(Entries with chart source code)
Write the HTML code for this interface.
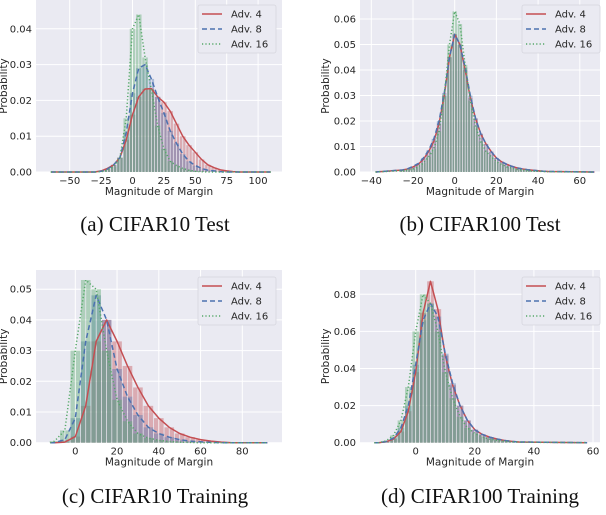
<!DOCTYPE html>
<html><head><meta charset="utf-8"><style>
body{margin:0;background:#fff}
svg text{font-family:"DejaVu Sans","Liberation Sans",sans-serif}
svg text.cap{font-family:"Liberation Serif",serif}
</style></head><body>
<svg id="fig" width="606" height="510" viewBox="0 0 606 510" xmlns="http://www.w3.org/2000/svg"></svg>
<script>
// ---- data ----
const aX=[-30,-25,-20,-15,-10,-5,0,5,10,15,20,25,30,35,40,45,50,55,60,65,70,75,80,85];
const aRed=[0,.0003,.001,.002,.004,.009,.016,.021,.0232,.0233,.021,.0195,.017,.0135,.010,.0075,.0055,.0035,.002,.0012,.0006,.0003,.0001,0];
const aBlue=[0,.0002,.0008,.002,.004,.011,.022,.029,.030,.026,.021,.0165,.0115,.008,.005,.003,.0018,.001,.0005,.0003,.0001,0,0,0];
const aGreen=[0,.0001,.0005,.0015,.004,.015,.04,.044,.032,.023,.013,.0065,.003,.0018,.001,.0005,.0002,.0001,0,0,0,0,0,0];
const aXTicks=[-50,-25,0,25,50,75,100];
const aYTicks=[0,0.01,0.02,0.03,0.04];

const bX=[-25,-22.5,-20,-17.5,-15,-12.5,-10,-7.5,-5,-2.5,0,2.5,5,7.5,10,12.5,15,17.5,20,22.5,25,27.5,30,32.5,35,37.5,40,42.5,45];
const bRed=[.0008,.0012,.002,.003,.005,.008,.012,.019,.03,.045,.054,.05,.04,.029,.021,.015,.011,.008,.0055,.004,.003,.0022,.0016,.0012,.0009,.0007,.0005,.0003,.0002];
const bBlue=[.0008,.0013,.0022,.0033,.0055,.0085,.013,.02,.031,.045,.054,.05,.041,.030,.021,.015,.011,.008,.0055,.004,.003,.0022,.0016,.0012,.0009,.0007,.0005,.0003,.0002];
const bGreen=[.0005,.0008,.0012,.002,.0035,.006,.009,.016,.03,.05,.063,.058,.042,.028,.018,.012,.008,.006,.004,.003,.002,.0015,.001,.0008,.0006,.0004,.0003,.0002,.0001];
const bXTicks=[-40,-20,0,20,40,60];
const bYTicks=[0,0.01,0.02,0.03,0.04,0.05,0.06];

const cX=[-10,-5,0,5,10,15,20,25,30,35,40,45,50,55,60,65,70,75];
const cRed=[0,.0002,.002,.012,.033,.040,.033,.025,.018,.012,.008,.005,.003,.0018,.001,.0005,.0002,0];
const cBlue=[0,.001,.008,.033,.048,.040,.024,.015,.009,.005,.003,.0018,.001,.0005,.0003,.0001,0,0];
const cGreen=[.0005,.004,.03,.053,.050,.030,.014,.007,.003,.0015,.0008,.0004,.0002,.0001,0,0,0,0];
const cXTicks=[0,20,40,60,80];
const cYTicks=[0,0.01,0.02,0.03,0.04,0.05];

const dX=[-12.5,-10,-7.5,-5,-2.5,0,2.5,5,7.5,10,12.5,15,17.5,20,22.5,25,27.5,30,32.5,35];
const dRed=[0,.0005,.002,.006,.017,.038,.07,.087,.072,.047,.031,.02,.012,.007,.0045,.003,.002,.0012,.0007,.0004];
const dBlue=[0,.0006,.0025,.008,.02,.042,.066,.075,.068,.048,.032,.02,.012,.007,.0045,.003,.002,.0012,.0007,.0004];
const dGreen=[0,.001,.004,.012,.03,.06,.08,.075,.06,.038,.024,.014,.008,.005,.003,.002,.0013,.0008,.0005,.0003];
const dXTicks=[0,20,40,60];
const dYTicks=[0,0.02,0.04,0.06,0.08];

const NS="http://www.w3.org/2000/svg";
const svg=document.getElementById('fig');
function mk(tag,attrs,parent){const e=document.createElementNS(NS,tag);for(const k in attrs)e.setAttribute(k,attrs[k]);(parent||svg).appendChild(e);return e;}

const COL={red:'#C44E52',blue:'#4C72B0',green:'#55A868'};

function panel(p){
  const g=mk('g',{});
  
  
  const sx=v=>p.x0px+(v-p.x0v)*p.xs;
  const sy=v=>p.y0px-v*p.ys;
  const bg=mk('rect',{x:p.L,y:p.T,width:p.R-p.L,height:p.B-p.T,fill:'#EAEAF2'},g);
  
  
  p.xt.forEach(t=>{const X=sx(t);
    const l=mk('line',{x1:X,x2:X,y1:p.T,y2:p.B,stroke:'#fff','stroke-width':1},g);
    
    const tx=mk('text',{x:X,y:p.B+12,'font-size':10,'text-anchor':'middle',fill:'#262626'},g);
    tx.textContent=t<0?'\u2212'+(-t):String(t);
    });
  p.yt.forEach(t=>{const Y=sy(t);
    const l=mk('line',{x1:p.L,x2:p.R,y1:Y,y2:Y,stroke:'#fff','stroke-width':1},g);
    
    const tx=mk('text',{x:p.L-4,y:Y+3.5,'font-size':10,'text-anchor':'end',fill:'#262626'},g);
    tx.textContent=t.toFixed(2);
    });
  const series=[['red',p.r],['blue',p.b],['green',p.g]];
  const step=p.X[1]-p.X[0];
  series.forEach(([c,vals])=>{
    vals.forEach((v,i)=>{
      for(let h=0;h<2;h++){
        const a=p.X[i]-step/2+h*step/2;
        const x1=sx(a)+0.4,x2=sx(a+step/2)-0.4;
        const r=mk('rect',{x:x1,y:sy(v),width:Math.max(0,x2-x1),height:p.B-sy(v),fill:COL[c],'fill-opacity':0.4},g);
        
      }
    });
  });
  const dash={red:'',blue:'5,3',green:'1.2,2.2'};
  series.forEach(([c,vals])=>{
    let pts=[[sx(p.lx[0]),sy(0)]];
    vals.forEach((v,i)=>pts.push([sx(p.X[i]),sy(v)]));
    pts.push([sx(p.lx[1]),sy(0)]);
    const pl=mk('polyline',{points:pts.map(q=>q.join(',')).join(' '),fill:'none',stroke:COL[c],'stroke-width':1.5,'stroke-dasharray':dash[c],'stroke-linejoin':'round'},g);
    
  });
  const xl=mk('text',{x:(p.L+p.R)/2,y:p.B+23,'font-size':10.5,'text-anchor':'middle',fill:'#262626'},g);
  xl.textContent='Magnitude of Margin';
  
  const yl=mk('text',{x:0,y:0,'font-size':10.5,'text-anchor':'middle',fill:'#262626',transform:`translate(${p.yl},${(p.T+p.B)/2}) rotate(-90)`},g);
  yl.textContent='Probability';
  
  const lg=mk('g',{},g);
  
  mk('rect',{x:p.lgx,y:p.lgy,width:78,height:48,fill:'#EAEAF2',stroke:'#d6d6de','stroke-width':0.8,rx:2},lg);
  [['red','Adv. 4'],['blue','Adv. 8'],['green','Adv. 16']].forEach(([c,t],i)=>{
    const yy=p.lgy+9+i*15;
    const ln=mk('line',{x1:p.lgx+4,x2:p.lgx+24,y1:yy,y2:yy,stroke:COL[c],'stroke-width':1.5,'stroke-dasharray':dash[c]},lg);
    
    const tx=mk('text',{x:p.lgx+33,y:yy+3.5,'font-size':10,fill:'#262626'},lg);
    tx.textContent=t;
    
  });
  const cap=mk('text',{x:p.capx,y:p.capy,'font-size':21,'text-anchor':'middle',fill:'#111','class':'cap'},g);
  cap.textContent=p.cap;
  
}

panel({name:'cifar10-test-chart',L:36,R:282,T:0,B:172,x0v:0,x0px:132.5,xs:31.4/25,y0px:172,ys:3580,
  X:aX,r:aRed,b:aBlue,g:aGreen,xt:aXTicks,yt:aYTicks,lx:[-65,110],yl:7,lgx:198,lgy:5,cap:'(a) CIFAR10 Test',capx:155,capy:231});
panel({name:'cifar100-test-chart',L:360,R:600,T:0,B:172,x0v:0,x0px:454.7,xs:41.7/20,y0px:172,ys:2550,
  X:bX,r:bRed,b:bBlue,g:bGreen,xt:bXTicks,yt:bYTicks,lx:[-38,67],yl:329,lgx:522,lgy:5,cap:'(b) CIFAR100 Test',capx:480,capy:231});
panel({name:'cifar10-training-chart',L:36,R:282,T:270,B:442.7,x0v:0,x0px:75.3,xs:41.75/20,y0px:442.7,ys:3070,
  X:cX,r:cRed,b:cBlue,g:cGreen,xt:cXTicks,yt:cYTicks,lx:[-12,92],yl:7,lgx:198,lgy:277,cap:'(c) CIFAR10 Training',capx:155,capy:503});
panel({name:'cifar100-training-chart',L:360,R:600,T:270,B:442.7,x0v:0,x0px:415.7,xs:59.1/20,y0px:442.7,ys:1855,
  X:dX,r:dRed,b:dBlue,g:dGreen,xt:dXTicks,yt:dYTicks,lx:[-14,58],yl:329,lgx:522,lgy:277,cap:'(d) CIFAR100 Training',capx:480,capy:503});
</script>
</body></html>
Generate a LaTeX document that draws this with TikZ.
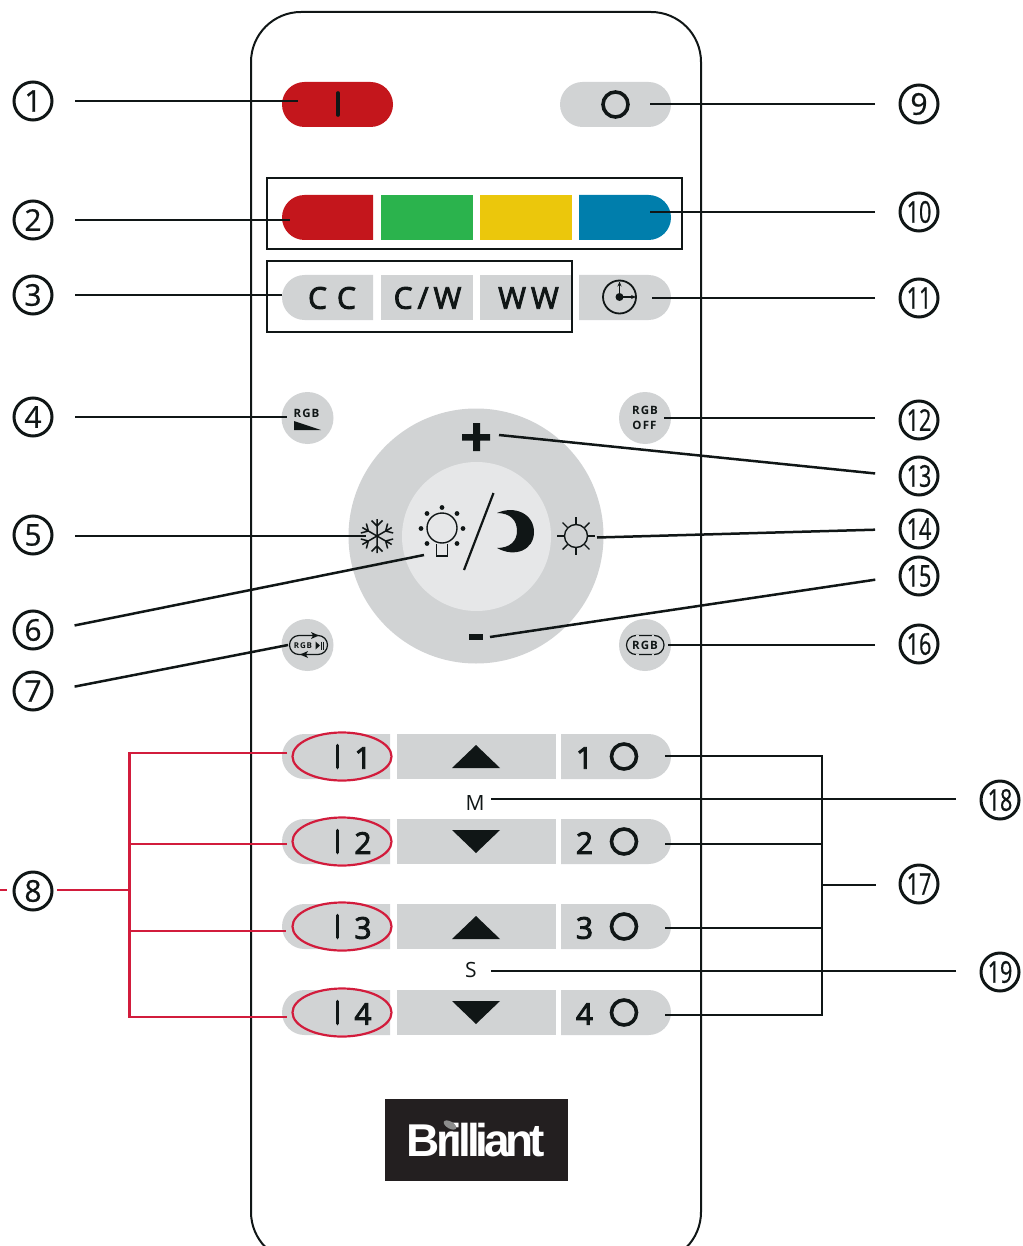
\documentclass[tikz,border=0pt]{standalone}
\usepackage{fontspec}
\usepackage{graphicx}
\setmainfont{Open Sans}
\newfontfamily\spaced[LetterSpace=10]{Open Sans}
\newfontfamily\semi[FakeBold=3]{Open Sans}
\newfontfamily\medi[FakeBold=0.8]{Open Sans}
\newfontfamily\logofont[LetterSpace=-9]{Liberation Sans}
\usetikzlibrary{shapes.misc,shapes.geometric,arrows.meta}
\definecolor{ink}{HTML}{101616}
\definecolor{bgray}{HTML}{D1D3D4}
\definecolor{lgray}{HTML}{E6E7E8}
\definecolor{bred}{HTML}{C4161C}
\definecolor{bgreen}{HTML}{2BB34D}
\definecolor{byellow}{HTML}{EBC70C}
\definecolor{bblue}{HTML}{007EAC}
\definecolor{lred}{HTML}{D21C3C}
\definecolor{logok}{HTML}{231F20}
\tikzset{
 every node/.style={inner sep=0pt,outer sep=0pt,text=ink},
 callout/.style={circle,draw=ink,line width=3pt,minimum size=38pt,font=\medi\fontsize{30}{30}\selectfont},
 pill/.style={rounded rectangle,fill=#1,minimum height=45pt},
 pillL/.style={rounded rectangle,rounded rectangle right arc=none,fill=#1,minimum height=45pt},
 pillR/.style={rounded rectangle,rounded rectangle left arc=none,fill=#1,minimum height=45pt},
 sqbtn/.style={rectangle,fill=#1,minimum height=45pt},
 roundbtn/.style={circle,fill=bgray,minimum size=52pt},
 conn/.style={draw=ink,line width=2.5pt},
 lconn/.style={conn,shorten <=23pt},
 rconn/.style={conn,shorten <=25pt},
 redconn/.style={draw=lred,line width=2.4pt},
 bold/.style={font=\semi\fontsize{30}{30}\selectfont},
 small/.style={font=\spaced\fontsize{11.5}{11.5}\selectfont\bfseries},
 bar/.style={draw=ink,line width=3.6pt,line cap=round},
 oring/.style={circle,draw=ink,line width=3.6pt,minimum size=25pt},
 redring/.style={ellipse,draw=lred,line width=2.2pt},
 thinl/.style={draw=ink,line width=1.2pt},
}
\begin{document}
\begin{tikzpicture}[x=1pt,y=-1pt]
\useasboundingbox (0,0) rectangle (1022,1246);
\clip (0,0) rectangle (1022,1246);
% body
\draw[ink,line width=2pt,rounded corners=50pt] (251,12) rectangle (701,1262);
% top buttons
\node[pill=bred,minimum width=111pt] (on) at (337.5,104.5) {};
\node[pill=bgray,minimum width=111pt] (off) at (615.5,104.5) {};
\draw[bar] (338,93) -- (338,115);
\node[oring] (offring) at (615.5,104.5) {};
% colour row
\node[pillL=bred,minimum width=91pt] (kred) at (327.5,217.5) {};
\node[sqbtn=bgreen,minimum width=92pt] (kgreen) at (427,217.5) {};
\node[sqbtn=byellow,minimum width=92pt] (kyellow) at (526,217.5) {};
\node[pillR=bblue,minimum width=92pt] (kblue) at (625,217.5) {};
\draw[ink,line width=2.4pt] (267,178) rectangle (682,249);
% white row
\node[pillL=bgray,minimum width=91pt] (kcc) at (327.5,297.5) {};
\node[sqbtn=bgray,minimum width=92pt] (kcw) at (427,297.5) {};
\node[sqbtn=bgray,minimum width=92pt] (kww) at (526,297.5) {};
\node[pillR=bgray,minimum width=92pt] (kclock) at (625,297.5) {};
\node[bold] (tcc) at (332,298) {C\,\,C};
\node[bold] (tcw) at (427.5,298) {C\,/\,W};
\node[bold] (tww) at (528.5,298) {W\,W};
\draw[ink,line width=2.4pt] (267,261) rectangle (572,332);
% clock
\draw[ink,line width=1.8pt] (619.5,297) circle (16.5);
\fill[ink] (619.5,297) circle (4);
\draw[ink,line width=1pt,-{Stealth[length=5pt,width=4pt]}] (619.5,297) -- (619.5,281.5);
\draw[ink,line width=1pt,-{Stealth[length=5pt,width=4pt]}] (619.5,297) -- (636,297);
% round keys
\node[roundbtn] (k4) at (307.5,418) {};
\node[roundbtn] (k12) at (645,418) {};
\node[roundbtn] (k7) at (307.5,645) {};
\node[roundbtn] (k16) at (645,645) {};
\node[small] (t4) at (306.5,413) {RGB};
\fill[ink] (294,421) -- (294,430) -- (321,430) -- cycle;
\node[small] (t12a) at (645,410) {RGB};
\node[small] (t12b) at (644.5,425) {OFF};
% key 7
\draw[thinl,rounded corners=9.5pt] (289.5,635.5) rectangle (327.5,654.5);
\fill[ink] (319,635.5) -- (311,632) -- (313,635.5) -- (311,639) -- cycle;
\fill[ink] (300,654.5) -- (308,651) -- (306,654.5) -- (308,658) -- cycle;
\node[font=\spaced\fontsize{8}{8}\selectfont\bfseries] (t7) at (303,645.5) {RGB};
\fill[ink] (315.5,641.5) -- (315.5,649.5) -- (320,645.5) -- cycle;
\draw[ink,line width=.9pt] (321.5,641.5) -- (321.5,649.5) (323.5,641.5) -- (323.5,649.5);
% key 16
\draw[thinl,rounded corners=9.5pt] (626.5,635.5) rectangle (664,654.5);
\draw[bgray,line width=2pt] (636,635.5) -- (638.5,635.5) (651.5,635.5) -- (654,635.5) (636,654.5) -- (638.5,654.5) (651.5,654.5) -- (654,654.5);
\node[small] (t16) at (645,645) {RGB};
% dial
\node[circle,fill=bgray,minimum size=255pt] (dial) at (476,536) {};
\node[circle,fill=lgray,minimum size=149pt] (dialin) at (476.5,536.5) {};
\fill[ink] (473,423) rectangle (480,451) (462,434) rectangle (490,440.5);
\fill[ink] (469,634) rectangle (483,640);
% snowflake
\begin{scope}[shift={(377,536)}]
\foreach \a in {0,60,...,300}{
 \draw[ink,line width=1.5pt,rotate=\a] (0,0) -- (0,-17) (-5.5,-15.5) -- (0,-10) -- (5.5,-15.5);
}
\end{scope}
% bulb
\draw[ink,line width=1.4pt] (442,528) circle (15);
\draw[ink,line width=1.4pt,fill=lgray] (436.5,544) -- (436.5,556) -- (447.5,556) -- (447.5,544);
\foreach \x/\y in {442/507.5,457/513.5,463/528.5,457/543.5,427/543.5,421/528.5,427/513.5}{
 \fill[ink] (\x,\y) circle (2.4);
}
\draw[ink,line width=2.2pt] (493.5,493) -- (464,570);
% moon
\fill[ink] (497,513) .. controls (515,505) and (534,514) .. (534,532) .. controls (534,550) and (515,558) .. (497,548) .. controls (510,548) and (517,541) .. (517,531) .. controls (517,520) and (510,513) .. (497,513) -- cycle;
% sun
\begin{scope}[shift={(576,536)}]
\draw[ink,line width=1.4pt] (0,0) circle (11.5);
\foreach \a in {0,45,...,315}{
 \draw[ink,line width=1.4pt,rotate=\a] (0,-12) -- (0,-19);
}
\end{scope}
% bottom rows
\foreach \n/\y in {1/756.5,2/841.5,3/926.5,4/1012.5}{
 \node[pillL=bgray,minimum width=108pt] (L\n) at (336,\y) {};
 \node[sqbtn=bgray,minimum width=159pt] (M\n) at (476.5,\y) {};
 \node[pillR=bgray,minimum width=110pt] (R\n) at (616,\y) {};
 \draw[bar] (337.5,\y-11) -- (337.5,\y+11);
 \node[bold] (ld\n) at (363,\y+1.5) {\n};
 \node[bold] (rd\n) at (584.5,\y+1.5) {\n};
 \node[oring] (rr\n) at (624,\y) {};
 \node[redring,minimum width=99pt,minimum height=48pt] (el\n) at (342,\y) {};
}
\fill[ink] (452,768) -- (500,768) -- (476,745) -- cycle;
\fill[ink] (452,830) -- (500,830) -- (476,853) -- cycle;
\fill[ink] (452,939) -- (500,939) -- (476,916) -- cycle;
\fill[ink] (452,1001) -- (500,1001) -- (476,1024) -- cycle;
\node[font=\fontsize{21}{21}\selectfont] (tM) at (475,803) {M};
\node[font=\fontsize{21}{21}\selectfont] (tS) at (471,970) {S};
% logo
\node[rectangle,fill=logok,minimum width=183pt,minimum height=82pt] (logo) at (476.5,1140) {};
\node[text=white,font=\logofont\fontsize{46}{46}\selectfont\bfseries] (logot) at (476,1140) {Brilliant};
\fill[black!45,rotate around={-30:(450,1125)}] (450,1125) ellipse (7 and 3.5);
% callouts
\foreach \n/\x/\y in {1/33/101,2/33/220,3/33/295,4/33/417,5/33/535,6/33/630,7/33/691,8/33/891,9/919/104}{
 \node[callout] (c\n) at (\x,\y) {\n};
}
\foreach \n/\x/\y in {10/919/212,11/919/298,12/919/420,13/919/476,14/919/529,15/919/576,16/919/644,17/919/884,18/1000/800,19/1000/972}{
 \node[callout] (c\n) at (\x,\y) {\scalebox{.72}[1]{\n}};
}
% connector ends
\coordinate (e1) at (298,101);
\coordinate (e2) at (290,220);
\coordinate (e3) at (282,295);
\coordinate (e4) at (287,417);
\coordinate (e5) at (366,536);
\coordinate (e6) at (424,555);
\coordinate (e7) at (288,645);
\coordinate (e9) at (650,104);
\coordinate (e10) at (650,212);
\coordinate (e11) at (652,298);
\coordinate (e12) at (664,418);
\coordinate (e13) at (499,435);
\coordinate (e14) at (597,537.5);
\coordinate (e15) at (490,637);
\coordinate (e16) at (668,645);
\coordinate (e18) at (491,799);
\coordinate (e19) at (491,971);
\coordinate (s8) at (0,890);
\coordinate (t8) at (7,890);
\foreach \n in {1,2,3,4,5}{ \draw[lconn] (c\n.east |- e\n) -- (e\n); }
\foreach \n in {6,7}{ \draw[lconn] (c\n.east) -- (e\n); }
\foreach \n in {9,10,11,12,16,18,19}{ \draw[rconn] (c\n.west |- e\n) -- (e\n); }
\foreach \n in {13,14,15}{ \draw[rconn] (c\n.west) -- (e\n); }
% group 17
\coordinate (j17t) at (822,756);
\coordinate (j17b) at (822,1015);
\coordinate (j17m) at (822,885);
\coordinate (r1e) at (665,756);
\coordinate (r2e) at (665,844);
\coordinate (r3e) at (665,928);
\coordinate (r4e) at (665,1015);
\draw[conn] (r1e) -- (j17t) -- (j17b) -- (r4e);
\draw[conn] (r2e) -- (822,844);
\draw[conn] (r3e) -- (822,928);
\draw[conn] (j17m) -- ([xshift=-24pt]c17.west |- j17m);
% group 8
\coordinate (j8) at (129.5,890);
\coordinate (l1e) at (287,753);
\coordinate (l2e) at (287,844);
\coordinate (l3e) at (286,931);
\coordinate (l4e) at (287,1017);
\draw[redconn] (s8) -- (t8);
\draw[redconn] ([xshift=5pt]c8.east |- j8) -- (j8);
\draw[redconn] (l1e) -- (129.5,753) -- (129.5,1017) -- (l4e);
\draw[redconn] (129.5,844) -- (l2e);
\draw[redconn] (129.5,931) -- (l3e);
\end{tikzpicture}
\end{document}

Exercise requirements: Pick out each line above that includes "this" and show it.

Task output:
Write the HTML code for this interface.
Generate a LaTeX document that draws this with TikZ.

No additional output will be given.